Fewer liens filed this quarter. That’s not the same as less risk. This quarter’s real story sits in bankruptcy filings, input costs, and a construction pipeline that’s still leaning on one sector to carry the numbers. Credit risk in this market isn’t measured by the Lien Index alone. Serve preliminary notices and secure mechanic’s liens and bond claims on every construction project. File UCCs on every customer with an open line of credit.
The AIA/Deltek Architecture Billings Index (ABI) posted its softest reading since January in May, falling to 44.5 after April’s 48.3. AIA Chief Economist Richard Branch tied the decline directly to conditions that “weighed on architect billings in May,” pointing to the Iran conflict and higher energy costs. Inquiries into new work fell below 50 for the first time in four months, and the value of newly signed design contracts also weakened.
Associated Builders and Contractors (ABC) reported backlog climbing to 9.1 months in May, the highest reading in nearly three years, even as its Construction Confidence Index components for sales, profit margins, and staffing all slipped. Chief Economist Anirban Basu attributed the gain to data center investment, noting the increase “largely reflects the massive data center investments taking place across the nation.” Contractors with data center work under contract reported backlog of 11.6 months, compared to 8.6 months for those without. Backlog eased to 8.8 months in June, though Basu noted it remained longer than any point from September 2023 through April 2026, and the divide persisted, 11.0 months of backlog for contractors with data center work under contract, versus 8.5 months for the 87% without it.
Dodge Construction Network reported the Dodge Momentum Index up 5.9% in May to 275.7 (later revised to 277.1), its second consecutive monthly gain. Sarah Martin, Director of Economic Research at Dodge, said "nonresidential planning continued to stabilize throughout May," though she noted labor constraints, material costs, and supply chain pressure remain a drag on owner sentiment. Growth stayed concentrated in data centers, though healthcare, retail, and office planning also gained ground for the first time in months. That two-month growth streak ended in June, when the index fell 1.9% from the revised May figure to 271.7, as data center momentum moderated from its recent pace, though Martin noted planning activity accelerated across nearly every other sector that month.

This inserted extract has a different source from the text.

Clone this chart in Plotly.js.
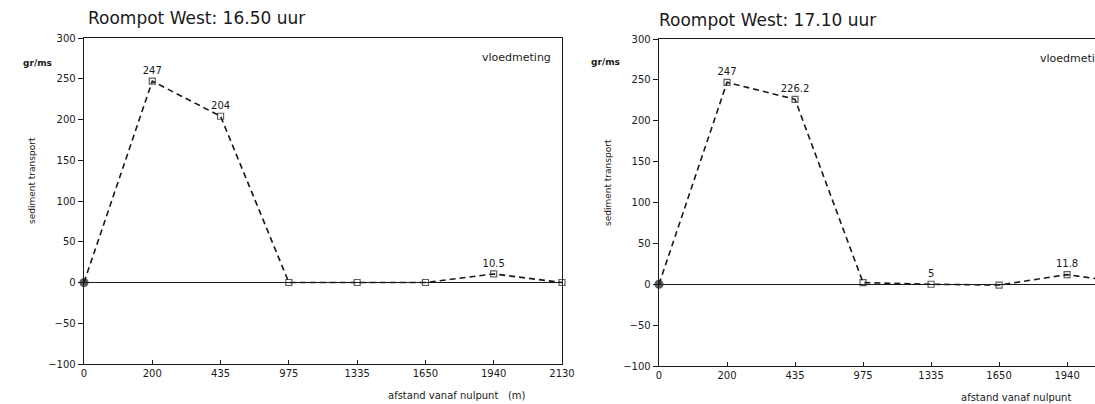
<!DOCTYPE html>
<html>
<head>
<meta charset="utf-8">
<script src="https://cdn.plot.ly/plotly-3.0.1.min.js"></script>
<style>html,body{margin:0;padding:0;background:#fff;}#chart{width:1095px;height:404px;}</style>
</head>
<body>
<div id="chart"></div>
<script>
// Distances (m) — equally spaced category ticks
const categories = ['0', '200', '435', '975', '1335', '1650', '1940', '2130'];
// Left panel: 16.50 uur
const valuesLeft = [0, 247, 204, 0, 0, 0, 10.5, 0];
const labelsLeft = ['', '247', '204', '', '', '', '10.5', ''];
// Right panel: 17.10 uur
const valuesRight = [0, 247, 226.2, 2, 0, -1, 11.8, 0];
const labelsRight = ['', '247', '226.2', '', '5', '', '11.8', ''];
const yTicks = [-100, -50, 0, 50, 100, 150, 200, 250, 300];

const fontFam = '"DejaVu Sans", "Noto Sans", sans-serif';
const ink = '#1a1a1a';

function symbols(n) { return categories.map((c, i) => i === 0 ? 'circle' : 'square-open'); }
function sizes() { return categories.map((c, i) => i === 0 ? 8 : 6); }

const traceL = {
  x: categories, y: valuesLeft, text: labelsLeft,
  mode: 'lines+markers+text', textposition: 'top center',
  textfont: {family: fontFam, size: 10, color: ink},
  line: {color: ink, width: 1.6, dash: '6px,4px'},
  marker: {symbol: symbols(), size: sizes(), color: ink, line: {color: ink, width: 1.2}},
  cliponaxis: false, xaxis: 'x', yaxis: 'y', hoverinfo: 'skip'
};
const traceR = {
  x: categories, y: valuesRight, text: labelsRight,
  mode: 'lines+markers+text', textposition: 'top center',
  textfont: {family: fontFam, size: 10, color: ink},
  line: {color: ink, width: 1.6, dash: '6px,4px'},
  marker: {symbol: symbols(), size: sizes(), color: ink, line: {color: ink, width: 1.2}},
  cliponaxis: false, xaxis: 'x2', yaxis: 'y2', hoverinfo: 'skip'
};

const xCommon = {
  type: 'category', showgrid: false, showline: true, linecolor: ink, linewidth: 1.3,
  ticks: 'inside', ticklen: 4, tickcolor: ink, tickfont: {family: fontFam, size: 10, color: ink},
  zeroline: false, fixedrange: true
};
const yCommon = {
  range: [-100, 300], tickvals: yTicks, showgrid: false, showline: true, linecolor: ink, linewidth: 1.3,
  ticks: 'outside', ticklen: 5, tickcolor: ink, tickfont: {family: fontFam, size: 10, color: ink},
  zeroline: true, zerolinecolor: ink, zerolinewidth: 1.2, fixedrange: true
};

const layout = {
  width: 1095, height: 404,
  margin: {l: 0, r: 0, t: 0, b: 0},
  paper_bgcolor: '#fff', plot_bgcolor: '#fff',
  showlegend: false,
  xaxis: Object.assign({}, xCommon, {domain: [84/1095, 562/1095], range: [0, 7], mirror: true, anchor: 'y'}),
  yaxis: Object.assign({}, yCommon, {domain: [40/404, 366/404], mirror: true, anchor: 'x'}),
  xaxis2: Object.assign({}, xCommon, {domain: [659/1095, 1], range: [0, 6.41], mirror: true, anchor: 'y2'}),
  yaxis2: Object.assign({}, yCommon, {domain: [38/404, 365/404], mirror: false, anchor: 'x2'}),
  annotations: [
    {xref: 'paper', yref: 'paper', x: 86/1095, y: 1 - 18/404, xanchor: 'left', yanchor: 'middle',
     text: 'Roompot West: 16.50 uur', showarrow: false, font: {family: fontFam, size: 17, color: ink}},
    {xref: 'paper', yref: 'paper', x: 657/1095, y: 1 - 20/404, xanchor: 'left', yanchor: 'middle',
     text: 'Roompot West: 17.10 uur', showarrow: false, font: {family: fontFam, size: 17, color: ink}},
    {xref: 'paper', yref: 'paper', x: 553/1095, y: 1 - 57/404, xanchor: 'right', yanchor: 'middle',
     text: 'vloedmeting', showarrow: false, font: {family: fontFam, size: 11, color: ink}},
    {xref: 'paper', yref: 'paper', x: 1038/1095, y: 1 - 58/404, xanchor: 'left', yanchor: 'middle',
     text: 'vloedmeting', showarrow: false, font: {family: fontFam, size: 11, color: ink}},
    {xref: 'paper', yref: 'paper', x: 37/1095, y: 1 - 63/404, xanchor: 'center', yanchor: 'middle',
     text: '<b>gr/ms</b>', showarrow: false, font: {family: fontFam, size: 9, color: ink}},
    {xref: 'paper', yref: 'paper', x: 605/1095, y: 1 - 62/404, xanchor: 'center', yanchor: 'middle',
     text: '<b>gr/ms</b>', showarrow: false, font: {family: fontFam, size: 9, color: ink}},
    {xref: 'paper', yref: 'paper', x: 32/1095, y: 1 - 181/404, xanchor: 'center', yanchor: 'middle',
     text: 'sediment transport', textangle: -90, showarrow: false, font: {family: fontFam, size: 9, color: ink}},
    {xref: 'paper', yref: 'paper', x: 608/1095, y: 1 - 183/404, xanchor: 'center', yanchor: 'middle',
     text: 'sediment transport', textangle: -90, showarrow: false, font: {family: fontFam, size: 9, color: ink}},
    {xref: 'paper', yref: 'paper', x: 457/1095, y: 1 - 395/404, xanchor: 'center', yanchor: 'middle',
     text: 'afstand vanaf nulpunt&nbsp;&nbsp;&nbsp;(m)', showarrow: false, font: {family: fontFam, size: 10, color: ink}},
    {xref: 'paper', yref: 'paper', x: 1016/1095, y: 1 - 397/404, xanchor: 'center', yanchor: 'middle',
     text: 'afstand vanaf nulpunt', showarrow: false, font: {family: fontFam, size: 10, color: ink}}
  ]
};

Plotly.newPlot('chart', [traceL, traceR], layout, {staticPlot: true, displayModeBar: false});
</script>
</body>
</html>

Epiq Bankruptcy (Epiq AACER) reported Subchapter V small business elections up 36% year over year in May, extending a growth streak that’s continued for the better part of a year. Michael Hunter, Vice President of Epiq AACER, said the data “highlights the cumulative impact of elevated interest rates, persistent inflation and higher operating costs” on small businesses. Commercial Chapter 11 filings, meanwhile, grew a more modest 6% from April, a signal the sharpest edge of commercial distress may level off even as small business elections keep climbing. That signal proved temporary: June data showed Subchapter V elections up 28% year over year and commercial Chapter 11 filings up 29%, with both measures up roughly 30 to 50% across the first half of 2026 overall.
*Nationwide, recording offices manage a backlog of requests. The Index data is adjusted and revised accordingly. The Q4 2025 Lien Index score was revised from 48 to 55 as additional filing data became available.